Words and photos by Andrew Bundy

“Hi, I’m Colleen Green. I’m going to play some songs for you and I hope you like them.”

Almost every time I’ve seen Colleen Green perform this is how she has introduced herself. This past Saturday was my eleventh time seeing her perform live since discovering her magnificent record, I Want To Grow Up, released two years ago – although the first time with a full band backing her. She changed up her introduction for the occasion:

“Hi. We’re the Colleen Green Band. We’re going to play some songs for you and we hope you like them.”

 Unsuprisingly, she introduced her band with the same DGAF attitude they likely all share. Like her, they all know what kind of music they love and that’s all they care to be a part of.
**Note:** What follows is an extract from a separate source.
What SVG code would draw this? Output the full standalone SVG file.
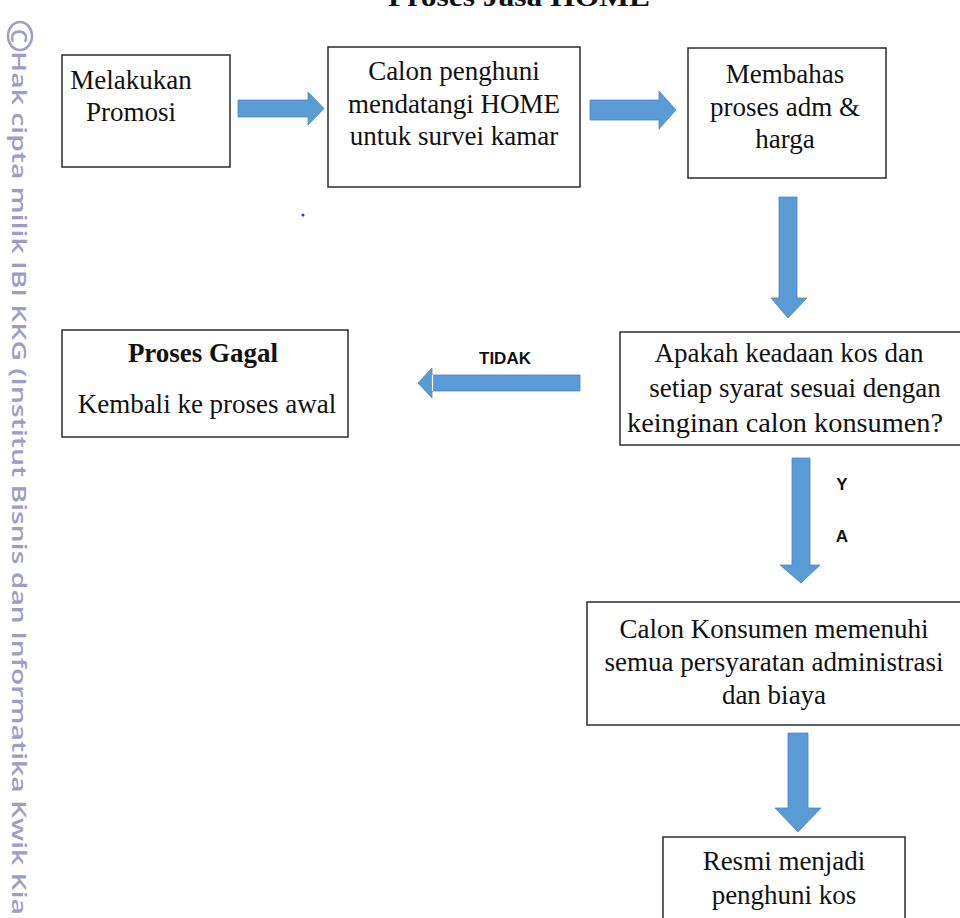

It took far too long for me to understand this about being okay with yourself.

 

 
Someone else whose work is very near and dear to me happened to be in attendance that night – comic book artist/writer Sina Grace. Sina’s a really good guy and we share similar taste in music. 

Sina released a magnificent graphic novel just a few months after I Want To Grow Up in 2015, entitled Self Obsessed. In it, through doodles, strips, songs, diary entries and more, Grace reflects on the journey of his life, the art that’s inspired him, and his experience coming out as a gay man.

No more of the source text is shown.